Beyond the fact Aaron’s life was so much more than baseball and his game so much more than home runs, his story can’t be fully appreciated in the vacuum of mere numbers.

It’s better understood by the backdrop against which he performed his most famous act. Framing the moment were credible death threats necessitating a 24-hour bodyguard and a family in hiding, among other fearsome circumstances.

“This is 27 years after Jackie Robinson had broken the color barrier (in Major League Baseball), and Henry Aaron is going through the same level of hate and vitriol that welcomed Jackie Robinson. But in a very much polarized South,” Kendrick said. “So it makes the feat even more incredible than we already knew it to be.”

Noting how Aaron may have feared even his ability to make it around the base paths during No. 715, Kendrick added, “He’d already seen Dr. Martin Luther King Jr. assassinated. He had already seen John F. Kennedy assassinated. He’d seen Malcolm X assassinated.”

Perhaps as much as it speaks to Aaron’s admirable resolve and focus, the cumulative feat also hints at the grace and character that made him who he was — a man who just months ago received the last award of his much-decorated life when the St. Louis Sports Commission honored him with the Stan Musial Lifetime Achievement Award for Sportsmanship.

Many years after his retirement, when I was working for the St. Louis Post-Dispatch and had occasion to interview Aaron, he spoke with calm reassurance about the time.

While he called it sad that he’d had to contend with so much, including a vast amount of hate mail, he also struck a conciliatory tone.

“It wasn’t all of it hate. That was just how people were expressing themselves,” said Aaron, then working in the Braves’ front office. “They weren’t all saying, ‘I hate you.’ They were saying, ‘I hate what you’re doing.’ ”

That was a magnanimous outlook But it also reflected who Aaron was and from where he came. When I asked him about his start in pro baseball with the Indianapolis Clowns of the Negro Leagues in 1952, he turned to the joy of simple pleasures.

After all, he was playing baseball and getting paid $2 a day for meal money: “That was enough to get a jar of peanut butter and a loaf of bread and have a little left over.”

Even as he made his debut with the Braves in 1954, though, he was carrying a burden familiar to all former Negro Leagues players as integration opened up the game.

“They were all carrying the weight of their people,” Kendrick said as he honored Aaron for the Musial Awards.

To Kendrick, who cherishes that he became friends with his childhood hero who never disappointed, Aaron absorbed and reconciled the weight in indelible ways.

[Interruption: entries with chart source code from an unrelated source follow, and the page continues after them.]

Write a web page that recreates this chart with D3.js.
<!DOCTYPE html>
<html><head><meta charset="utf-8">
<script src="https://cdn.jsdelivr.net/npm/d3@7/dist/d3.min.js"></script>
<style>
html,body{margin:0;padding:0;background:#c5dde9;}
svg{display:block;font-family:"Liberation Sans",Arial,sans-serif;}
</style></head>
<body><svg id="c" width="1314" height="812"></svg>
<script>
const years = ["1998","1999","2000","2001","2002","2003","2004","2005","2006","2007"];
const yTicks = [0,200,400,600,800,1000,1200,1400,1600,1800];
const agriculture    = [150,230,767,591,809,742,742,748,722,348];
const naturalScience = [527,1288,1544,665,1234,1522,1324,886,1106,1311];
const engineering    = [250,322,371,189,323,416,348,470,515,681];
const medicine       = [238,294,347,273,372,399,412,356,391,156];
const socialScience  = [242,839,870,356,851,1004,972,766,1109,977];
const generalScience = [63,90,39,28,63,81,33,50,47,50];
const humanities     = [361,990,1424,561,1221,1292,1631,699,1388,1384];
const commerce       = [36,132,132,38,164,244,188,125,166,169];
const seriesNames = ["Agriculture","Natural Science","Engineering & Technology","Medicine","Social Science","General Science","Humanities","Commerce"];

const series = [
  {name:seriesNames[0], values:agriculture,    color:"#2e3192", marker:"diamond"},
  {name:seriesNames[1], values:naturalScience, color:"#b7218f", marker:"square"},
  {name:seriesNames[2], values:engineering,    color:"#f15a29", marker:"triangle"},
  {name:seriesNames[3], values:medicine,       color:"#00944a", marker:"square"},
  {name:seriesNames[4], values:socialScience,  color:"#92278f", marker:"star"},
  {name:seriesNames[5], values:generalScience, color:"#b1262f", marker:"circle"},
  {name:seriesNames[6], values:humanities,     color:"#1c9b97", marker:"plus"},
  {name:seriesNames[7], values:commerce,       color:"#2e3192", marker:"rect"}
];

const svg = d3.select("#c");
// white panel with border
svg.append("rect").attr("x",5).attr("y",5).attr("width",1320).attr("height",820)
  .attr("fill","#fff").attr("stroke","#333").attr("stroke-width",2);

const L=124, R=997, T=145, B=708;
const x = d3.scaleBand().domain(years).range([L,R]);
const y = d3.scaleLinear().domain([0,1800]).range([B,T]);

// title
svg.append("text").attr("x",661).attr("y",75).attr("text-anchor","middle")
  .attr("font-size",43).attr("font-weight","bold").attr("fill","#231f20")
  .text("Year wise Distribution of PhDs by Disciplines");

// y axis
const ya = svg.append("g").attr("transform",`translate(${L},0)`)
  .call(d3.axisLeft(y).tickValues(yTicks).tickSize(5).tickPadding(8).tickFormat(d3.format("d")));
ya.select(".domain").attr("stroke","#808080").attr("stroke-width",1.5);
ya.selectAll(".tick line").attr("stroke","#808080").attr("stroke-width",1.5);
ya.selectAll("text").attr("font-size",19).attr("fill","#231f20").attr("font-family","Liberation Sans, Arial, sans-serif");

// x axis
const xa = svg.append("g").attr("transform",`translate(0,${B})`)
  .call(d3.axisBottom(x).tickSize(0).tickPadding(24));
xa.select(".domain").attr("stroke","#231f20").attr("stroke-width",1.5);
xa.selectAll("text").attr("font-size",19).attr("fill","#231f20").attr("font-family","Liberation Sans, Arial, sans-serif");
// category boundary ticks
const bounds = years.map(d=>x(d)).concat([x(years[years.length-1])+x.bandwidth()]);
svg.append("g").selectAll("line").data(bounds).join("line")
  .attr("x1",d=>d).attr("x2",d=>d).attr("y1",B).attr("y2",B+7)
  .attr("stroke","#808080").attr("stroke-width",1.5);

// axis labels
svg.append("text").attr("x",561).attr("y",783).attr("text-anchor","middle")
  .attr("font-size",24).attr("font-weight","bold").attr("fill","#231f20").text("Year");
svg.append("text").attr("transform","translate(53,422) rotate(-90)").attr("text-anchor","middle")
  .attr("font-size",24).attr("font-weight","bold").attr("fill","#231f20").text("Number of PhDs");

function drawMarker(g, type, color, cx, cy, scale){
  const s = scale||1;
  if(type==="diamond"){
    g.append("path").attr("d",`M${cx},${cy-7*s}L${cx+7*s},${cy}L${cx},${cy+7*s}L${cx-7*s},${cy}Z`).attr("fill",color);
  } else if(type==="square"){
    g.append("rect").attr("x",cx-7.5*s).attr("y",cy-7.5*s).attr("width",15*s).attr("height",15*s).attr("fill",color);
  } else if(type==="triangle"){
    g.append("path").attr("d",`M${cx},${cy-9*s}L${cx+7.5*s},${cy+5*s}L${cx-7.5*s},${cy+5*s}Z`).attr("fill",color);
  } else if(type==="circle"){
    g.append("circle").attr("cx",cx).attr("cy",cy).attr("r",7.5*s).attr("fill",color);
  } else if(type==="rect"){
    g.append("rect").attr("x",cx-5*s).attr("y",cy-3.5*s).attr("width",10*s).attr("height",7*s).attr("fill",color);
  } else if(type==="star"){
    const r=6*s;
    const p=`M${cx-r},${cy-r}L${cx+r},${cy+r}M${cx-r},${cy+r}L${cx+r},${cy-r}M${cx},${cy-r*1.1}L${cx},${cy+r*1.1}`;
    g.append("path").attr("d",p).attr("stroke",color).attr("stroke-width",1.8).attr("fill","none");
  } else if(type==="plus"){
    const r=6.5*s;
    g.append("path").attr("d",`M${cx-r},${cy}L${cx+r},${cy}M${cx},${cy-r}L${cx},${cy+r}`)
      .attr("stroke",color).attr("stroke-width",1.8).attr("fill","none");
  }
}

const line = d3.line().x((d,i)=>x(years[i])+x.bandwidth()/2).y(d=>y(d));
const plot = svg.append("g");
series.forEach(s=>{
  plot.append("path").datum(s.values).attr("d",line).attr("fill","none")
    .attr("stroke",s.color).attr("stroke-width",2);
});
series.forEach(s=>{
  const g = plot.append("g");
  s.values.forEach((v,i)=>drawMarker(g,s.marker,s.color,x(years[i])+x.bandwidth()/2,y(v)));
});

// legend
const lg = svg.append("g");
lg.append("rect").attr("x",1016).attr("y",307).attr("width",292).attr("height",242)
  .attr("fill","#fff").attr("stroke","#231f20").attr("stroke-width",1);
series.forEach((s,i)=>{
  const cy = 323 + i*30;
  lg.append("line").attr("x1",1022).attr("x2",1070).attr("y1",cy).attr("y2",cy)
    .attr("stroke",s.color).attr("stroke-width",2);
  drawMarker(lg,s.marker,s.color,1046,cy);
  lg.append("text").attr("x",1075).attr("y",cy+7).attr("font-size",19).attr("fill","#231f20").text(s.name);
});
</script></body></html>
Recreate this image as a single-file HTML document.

Reminiscent of Buck O’Neil and other bright personas of the Negro Leagues, an institution itself emblematic of resilience, human qualities such as “a very gentle spirit” are what Kendrick will forever treasure as much as anything about Aaron.

You could know that from Aaron not having it in his considerable heart to criticize Barry Bonds as Bonds broke the home-run record amid evidence of steroid use.

You could know it from all he did for others along the way, whether in a civil rights capacity or mentoring or by giving men like former Royals manager Ned Yost his first coaching job. (“Everything that I accomplished started with him!!” Yost said in a text message).

“You can never reduce him to just baseball,” Kendrick said. “He was a civil rights icon, on that same plane with Jackie and Muhammad Ali and others who used their lives to push for the betterment of others.”

Indeed, during that 25-minute interview with him in 2001, Aaron had a brief flash of anger when it came to what he perceived as a lack of appreciation of King and Robinson.

“Once you lose history,” he said, “it has a way of repeating itself.”

Another reason that April 8, 1974, still resounds well beyond what met the eye — and should serve as a reminder in the ongoing struggle for social justice of both how far we’ve come and how far we have to go.